■ DATA RECORDS
• • • • •

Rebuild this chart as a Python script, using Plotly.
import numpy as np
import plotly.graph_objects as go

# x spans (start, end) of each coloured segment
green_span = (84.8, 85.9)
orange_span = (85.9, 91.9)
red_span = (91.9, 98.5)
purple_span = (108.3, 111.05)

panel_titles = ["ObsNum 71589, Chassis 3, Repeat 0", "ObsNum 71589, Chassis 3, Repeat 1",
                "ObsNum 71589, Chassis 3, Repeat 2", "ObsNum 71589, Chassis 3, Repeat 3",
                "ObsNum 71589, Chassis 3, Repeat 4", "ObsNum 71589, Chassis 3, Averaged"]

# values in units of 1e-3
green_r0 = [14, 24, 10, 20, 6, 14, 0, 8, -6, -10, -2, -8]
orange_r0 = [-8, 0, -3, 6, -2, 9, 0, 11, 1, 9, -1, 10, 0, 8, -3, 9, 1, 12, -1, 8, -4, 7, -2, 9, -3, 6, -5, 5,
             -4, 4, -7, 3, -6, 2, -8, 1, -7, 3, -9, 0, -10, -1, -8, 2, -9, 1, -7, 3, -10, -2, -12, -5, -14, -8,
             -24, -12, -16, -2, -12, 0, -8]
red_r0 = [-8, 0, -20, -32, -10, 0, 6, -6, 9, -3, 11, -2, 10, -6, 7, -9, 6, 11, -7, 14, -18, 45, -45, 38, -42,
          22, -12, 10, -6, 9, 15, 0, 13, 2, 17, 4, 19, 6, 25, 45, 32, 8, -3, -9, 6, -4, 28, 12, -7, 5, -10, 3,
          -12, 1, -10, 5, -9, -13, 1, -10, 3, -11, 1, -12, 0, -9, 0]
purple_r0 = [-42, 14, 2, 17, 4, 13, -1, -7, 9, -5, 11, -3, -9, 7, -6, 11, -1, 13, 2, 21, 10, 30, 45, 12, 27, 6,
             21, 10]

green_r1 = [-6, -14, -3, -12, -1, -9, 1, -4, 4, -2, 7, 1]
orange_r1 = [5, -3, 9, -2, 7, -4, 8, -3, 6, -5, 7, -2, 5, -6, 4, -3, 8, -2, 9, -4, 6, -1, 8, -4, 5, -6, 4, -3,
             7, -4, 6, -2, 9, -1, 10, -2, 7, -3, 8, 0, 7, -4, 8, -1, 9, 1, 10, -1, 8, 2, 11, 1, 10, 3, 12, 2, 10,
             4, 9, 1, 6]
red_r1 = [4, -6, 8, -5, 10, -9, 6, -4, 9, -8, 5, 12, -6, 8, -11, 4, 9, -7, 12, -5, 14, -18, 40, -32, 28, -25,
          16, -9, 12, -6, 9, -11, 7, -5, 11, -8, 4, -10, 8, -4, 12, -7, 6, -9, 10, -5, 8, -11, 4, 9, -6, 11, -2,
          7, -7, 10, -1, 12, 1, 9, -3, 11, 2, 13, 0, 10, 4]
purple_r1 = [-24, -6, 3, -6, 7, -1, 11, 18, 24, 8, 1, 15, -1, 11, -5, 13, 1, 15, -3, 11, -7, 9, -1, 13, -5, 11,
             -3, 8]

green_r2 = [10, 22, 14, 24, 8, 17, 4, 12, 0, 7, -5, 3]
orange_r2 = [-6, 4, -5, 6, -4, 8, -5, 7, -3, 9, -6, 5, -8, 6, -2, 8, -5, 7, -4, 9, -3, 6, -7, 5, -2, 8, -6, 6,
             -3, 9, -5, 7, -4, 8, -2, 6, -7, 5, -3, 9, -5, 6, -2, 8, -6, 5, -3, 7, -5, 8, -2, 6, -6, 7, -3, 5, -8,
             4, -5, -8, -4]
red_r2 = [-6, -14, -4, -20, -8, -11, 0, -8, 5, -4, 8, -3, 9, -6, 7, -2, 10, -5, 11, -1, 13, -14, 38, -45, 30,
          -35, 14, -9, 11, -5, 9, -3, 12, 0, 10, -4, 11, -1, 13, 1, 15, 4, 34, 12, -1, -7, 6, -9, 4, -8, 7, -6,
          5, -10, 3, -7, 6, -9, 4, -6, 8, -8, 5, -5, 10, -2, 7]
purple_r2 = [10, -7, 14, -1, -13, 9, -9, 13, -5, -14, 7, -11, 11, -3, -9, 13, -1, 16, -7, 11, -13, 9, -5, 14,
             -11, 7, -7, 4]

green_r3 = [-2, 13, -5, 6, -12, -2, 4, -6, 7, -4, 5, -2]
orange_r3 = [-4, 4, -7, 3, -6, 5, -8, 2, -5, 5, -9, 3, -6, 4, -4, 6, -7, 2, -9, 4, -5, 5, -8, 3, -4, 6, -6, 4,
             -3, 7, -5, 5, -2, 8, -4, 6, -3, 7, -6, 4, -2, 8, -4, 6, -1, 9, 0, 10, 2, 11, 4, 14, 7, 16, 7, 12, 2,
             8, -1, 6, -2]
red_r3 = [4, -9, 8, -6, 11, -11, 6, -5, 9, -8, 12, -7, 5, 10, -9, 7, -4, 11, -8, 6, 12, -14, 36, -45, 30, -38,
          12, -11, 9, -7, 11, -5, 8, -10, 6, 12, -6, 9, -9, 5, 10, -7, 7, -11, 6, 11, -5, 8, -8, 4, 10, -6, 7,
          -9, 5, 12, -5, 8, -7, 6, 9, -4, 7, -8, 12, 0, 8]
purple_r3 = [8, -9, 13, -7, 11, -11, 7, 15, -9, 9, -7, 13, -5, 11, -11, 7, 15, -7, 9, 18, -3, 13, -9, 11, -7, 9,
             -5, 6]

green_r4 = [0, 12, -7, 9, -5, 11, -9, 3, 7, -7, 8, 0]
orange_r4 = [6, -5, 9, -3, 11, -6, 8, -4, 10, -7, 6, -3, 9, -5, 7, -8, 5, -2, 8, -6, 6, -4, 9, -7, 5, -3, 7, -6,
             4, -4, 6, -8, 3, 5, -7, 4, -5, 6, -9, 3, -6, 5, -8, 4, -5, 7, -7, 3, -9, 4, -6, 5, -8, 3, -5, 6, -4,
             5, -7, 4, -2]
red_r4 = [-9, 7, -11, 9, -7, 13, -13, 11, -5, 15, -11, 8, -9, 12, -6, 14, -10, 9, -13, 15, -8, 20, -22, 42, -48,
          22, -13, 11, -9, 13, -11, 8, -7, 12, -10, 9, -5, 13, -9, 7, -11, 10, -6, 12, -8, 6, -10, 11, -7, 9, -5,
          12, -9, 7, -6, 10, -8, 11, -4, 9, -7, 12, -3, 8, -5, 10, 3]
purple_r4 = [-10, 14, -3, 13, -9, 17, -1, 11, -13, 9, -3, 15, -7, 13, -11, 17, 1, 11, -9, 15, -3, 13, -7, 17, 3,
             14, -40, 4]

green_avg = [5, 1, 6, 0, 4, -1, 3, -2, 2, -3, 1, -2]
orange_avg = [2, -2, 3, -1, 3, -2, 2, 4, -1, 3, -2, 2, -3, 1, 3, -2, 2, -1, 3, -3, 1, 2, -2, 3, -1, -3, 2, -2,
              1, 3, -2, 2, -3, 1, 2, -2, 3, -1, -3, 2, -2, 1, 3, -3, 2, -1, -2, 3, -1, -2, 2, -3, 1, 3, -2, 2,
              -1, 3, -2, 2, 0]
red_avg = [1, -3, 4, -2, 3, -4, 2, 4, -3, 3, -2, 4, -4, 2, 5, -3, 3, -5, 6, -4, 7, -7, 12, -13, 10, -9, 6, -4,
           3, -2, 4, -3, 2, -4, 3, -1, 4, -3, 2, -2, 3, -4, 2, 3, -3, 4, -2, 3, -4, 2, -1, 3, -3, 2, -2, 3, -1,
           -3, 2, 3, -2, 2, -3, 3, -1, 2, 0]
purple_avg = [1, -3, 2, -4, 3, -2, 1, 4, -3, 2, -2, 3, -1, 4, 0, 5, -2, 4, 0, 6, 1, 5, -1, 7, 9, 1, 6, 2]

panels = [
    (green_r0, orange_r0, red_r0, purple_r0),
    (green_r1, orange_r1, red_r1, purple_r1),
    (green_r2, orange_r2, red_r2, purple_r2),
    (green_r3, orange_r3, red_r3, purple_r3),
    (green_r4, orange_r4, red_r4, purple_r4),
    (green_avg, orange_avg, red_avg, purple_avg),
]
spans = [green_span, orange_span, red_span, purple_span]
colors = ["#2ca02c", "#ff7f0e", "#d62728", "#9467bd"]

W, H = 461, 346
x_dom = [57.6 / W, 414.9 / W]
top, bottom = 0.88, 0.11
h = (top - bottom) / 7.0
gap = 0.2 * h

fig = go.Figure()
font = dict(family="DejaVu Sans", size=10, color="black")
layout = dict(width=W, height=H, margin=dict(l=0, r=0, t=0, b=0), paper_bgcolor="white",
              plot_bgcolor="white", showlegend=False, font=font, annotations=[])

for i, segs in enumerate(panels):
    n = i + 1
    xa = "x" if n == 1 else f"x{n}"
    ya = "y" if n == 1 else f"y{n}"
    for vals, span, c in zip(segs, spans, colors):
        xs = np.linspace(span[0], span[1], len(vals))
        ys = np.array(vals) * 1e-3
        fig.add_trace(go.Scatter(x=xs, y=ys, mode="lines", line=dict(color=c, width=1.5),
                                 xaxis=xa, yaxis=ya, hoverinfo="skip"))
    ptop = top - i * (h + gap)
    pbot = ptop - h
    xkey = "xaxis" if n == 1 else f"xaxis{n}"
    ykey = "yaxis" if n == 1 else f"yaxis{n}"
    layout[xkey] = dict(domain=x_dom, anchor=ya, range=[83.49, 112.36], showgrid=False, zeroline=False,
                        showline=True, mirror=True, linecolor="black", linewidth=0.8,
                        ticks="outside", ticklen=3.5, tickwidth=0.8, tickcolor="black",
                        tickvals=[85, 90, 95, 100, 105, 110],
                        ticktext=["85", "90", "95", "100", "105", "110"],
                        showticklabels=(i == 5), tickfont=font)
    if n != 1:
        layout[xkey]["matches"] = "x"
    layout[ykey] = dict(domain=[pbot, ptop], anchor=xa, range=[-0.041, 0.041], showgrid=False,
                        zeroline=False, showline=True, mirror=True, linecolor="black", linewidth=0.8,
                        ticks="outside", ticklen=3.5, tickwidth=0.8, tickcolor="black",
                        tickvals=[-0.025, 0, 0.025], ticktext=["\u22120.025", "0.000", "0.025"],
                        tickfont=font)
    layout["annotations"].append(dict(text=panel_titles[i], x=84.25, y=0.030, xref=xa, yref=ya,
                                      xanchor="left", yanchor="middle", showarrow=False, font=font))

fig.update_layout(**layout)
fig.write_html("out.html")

• • • • •

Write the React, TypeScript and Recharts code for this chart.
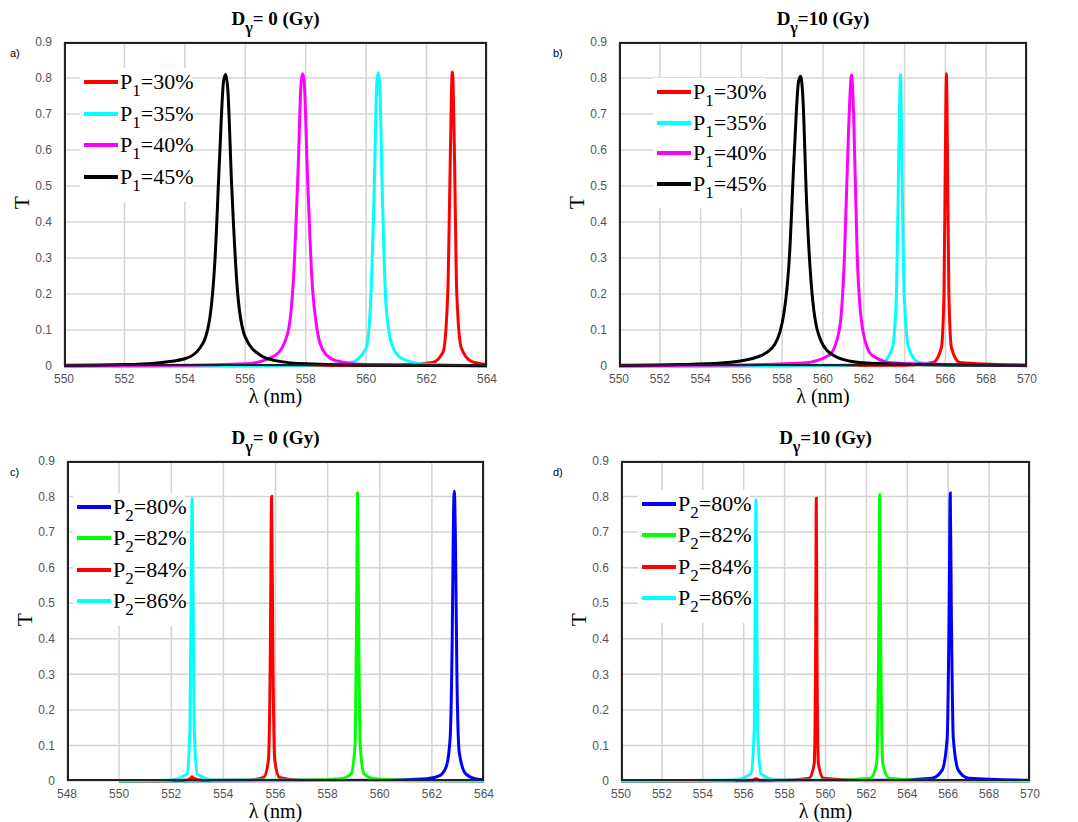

• • • • •

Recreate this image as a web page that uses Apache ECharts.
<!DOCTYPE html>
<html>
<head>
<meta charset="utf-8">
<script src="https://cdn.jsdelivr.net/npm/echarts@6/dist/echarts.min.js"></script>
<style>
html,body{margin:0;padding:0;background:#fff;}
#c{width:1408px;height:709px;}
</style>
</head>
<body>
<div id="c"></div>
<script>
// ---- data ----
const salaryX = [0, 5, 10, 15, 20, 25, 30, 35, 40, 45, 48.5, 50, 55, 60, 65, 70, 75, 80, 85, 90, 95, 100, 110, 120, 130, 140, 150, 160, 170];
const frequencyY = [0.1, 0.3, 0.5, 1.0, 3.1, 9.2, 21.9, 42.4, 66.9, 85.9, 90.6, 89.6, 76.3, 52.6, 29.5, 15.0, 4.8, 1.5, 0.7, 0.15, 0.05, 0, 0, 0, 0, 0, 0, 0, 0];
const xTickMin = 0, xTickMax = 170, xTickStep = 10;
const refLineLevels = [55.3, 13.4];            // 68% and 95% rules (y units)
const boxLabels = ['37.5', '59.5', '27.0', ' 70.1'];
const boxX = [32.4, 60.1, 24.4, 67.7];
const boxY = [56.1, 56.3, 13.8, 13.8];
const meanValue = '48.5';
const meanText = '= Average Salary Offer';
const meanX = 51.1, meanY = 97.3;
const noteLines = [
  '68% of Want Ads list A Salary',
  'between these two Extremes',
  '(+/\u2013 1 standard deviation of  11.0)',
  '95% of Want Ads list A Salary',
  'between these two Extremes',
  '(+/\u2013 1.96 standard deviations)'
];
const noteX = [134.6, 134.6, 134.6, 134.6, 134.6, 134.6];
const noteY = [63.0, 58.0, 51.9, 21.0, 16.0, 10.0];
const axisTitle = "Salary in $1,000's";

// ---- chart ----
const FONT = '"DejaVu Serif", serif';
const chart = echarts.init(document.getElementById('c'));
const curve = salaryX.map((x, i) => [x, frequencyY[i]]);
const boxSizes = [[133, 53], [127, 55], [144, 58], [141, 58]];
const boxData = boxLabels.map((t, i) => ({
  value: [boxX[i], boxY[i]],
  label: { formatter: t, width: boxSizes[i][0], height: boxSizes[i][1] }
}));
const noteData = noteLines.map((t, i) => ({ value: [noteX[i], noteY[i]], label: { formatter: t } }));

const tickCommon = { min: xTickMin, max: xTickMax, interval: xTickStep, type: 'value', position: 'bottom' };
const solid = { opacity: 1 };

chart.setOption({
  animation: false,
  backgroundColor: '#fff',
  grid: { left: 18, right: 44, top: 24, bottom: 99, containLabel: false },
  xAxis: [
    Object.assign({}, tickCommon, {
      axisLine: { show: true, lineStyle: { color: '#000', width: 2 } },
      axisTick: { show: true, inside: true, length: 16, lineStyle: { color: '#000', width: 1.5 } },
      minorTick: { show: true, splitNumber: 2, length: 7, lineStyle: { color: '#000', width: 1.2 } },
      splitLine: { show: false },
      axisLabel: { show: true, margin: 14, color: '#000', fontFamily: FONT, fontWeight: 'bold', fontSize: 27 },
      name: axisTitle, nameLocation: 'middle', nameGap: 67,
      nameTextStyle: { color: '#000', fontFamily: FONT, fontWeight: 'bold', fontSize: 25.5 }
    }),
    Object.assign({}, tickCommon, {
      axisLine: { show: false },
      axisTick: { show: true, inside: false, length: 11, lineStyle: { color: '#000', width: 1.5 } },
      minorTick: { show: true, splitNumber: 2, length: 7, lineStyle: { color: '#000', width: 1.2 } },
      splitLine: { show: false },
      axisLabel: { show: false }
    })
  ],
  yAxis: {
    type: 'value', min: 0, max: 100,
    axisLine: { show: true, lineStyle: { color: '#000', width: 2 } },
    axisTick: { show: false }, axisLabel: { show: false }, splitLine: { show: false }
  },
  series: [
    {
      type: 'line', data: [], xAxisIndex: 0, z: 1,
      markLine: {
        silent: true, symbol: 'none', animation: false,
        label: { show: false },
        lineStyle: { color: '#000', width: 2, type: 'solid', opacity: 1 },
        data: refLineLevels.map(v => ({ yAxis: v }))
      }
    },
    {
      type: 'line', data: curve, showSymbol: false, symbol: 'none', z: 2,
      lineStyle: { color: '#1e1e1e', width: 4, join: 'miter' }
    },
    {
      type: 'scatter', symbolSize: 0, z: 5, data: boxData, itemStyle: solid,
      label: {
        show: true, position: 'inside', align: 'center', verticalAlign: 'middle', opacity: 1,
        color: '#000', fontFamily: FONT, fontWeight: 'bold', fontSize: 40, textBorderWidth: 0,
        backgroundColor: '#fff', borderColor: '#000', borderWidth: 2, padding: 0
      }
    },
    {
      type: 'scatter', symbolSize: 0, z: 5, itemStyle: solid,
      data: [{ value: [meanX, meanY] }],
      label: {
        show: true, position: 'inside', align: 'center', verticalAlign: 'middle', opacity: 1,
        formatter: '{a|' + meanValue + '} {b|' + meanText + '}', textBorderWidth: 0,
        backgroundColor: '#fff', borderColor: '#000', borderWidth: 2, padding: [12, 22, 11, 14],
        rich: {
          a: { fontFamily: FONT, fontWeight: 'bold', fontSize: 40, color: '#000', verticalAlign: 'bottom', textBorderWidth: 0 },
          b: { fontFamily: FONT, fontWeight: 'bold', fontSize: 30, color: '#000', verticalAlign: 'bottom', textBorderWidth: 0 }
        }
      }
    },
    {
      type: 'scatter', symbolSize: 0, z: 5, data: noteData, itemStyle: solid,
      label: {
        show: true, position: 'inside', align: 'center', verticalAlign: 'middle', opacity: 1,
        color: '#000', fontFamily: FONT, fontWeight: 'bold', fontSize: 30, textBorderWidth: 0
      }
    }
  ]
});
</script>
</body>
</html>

• • • • •

■ DIRECTIVE
Within the listing above, the range opens at the line with "Rebuild this chart" and closes at the line with "purple_span = (108.3, 111.05)". Reproduce exactly the lines of that range, including both ends.

■ RESULT
Rebuild this chart as a Python script, using Plotly.
import numpy as np
import plotly.graph_objects as go

# x spans (start, end) of each coloured segment
green_span = (84.8, 85.9)
orange_span = (85.9, 91.9)
red_span = (91.9, 98.5)
purple_span = (108.3, 111.05)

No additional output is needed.